Gold has been a valuable substance for millennia, and its value remains solid till today, with the cost of one ounce of the metal standing at $1760. Many investors prefer to store gold for its value and protection against inflation; however, it can be challenging to store the precious metal in large amounts. In such scenarios, the owners of the stored gold usually have to beef up their security which can be pretty pricey. Fortunately, there are various ways to hold gold in possession without having it physically. Therefore if you feel like the economy is unstable and diversifying your portfolio is essential, then you can invest in non-physical gold. Here are a few ways to carry out these investments.
The gold receipts investment is a case of history repeating itself, seeing as gold historians believe that gold receipts are the oldest banking method. Whereby, goldsmiths would give receipts to members who deposited their gold with them and redeem them later. This is still possible today where you can invest in gold receipts and redeem them later. Several private mints give these opportunities to those who want to invest in gold.
Receipts are backed by gold and can be redeemed for physical gold, depending on the demand. On the other hand, derivatives markets use gold as an underlying asset, and the contracts made in this market allow for gold to be delivered after an agreement has been made. If a forward contract is made, it allows the owner of the contract to buy physical gold in the future at the same price range as when the contract was being made. Forward contracts are made between the seller and the buyer on the price of the physical gold, expiry of the contract, ounces of gold to be delivered, and the delivery location.
Future markets operate similar to forwarding contracts, only that futures are traded on an exchange, and the exchange determines the contractual terms, unlike the forward markets that have customizable terms. The over the counter nature of forwarding contracts exposes each side to risks such that each party may not keep their end of the bargain. But with exchange-traded futures, such risks are eliminated. Future and forward contracts are mostly not kept until expiration; instead, the contract is closed by selling the gold, a new deal is made with a new buyer, and new expiry date is set.
Call options also lie under derivatives whereby it is used to give the gold exposure. Call options give the owner the right to buy the said gold in the future. However, it is not obligatory. Call options are executed when gold prices are favorable, and if the prices drop, they are left to expire. The price paid for the option is also known as premium or deposit made to buy gold later at a price that has been set today. Therefore, when the gold price exceeds the specified price in the future, the buyer automatically makes profits. On the contrary, if the price drops or remains the same, the deposit is lost.
Derivative markets are the best place to start to give the gold exposure and are generally cost-efficient, and they also have some good leverage. However, for an average investor, it’s pretty hard to access derivatives. Therefore a typical investor can go for gold exchange-traded funds or gold funds. The main aim of gold funds is to make wealth through the potential of gold as a chattel. It is convenient to hold gold through gold funds instead of owning it physically. The net asset value of gold is determined by the general price shift of gold in the market. Each gold fund should have a manager who takes investment bets according to the objectives of the gold fund. ETFs and gold funds have almost the same amount of returns.
Gold Mining Stocks
Gold mining stocks are where investors buy shares in gold mining companies.
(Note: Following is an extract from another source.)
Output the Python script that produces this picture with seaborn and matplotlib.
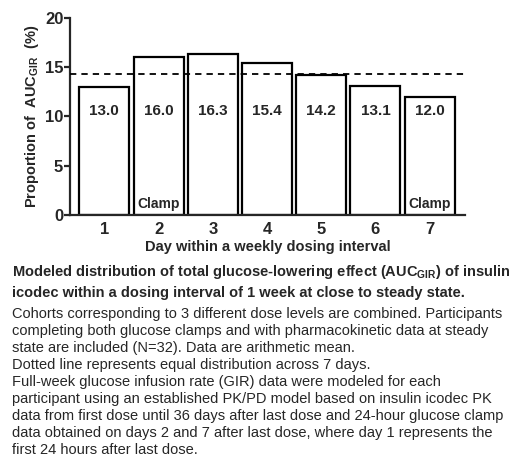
import matplotlib
matplotlib.use("Agg")
import matplotlib.pyplot as plt
import seaborn as sns

# data
days = ["1", "2", "3", "4", "5", "6", "7"]
proportion = [13.0, 16.0, 16.3, 15.4, 14.2, 13.1, 12.0]
clamp_days = ["2", "7"]
equal_share = 100 / 7

caption_bold = [
    r"Modeled distribution of total glucose-lowering effect (AUC$_{\mathbf{GIR}}$) of insulin",
    "icodec within a dosing interval of 1 week at close to steady state.",
]
caption_text = [
    "Cohorts corresponding to 3 different dose levels are combined. Participants",
    "completing both glucose clamps and with pharmacokinetic data at steady",
    "state are included (N=32). Data are arithmetic mean.",
    "Dotted line represents equal distribution across 7 days.",
    "Full-week glucose infusion rate (GIR) data were modeled for each",
    "participant using an established PK/PD model based on insulin icodec PK",
    "data from first dose until 36 days after last dose and 24-hour glucose clamp",
    "data obtained on days 2 and 7 after last dose, where day 1 represents the",
    "first 24 hours after last dose.",
]

sns.set_style("ticks")
plt.rcParams["font.family"] = ["Liberation Sans", "DejaVu Sans"]
plt.rcParams["mathtext.fontset"] = "custom"
plt.rcParams["mathtext.rm"] = "Liberation Sans"
plt.rcParams["mathtext.bf"] = "Liberation Sans:bold"

fig = plt.figure(figsize=(5.2, 4.61), dpi=100)
ax = fig.add_axes([0.135, 0.534, 0.759, 0.427])

sns.barplot(x=days, y=proportion, color="white", edgecolor="black",
            linewidth=1.6, width=0.92, saturation=1, ax=ax)

ax.axhline(equal_share, color="black", linestyle=(0, (3.5, 2.8)), linewidth=1.3, zorder=5)

for i, v in enumerate(proportion):
    ax.text(i, 10.5, f"{v:.1f}", ha="center", va="center", fontsize=11, fontweight="bold")
    if days[i] in clamp_days:
        ax.text(i, 1.1, "Clamp", ha="center", va="center", fontsize=10, fontweight="bold")

ax.set_xlim(-0.63, 6.65)
ax.set_ylim(0, 20)
ax.set_yticks([0, 5, 10, 15, 20])
ax.set_xlabel("Day within a weekly dosing interval", fontsize=10.5, fontweight="bold", labelpad=2)
ax.set_ylabel(r"Proportion of  AUC$_{\mathbf{GIR}}$  (%)", fontsize=10.5, fontweight="bold", labelpad=3)
for lab in ax.get_xticklabels() + ax.get_yticklabels():
    lab.set_fontweight("bold")
    lab.set_fontsize(12)
ax.tick_params(axis="y", width=1.6, length=4, pad=1)
ax.tick_params(axis="x", length=0, pad=5)
for s in ["left", "bottom"]:
    ax.spines[s].set_linewidth(1.6)
sns.despine(ax=ax)

y = 1 - 272 / 461
for line in caption_bold:
    fig.text(0.023, y, line, fontsize=10.5, fontweight="bold", va="center")
    y -= 21 / 461
y = 1 - 314 / 461
for line in caption_text:
    fig.text(0.023, y, line, fontsize=10.5, va="center")
    y -= 17 / 461

fig.savefig("out.png", dpi=100)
The stocks in gold mining companies correlate with the price of gold in the market. However, the stock returns depend on the company’s earnings in the future and not solely the value of gold. When planning to buy gold mining stocks, you can consider the following factors.
- Production costs
- Management of the company
- Hedging activities
- Mining exploration
- Project development
Owning gold is a store of value and also offers protection against inflation. However, holding physical gold can be pretty tiresome and costly since you have to heighten your security. You can also endanger your life because gold is a precious metal, and people would do anything to get hold of it, including harming you. Fortunately, you can use either of the above strategies to invest in gold without having to hold it physically.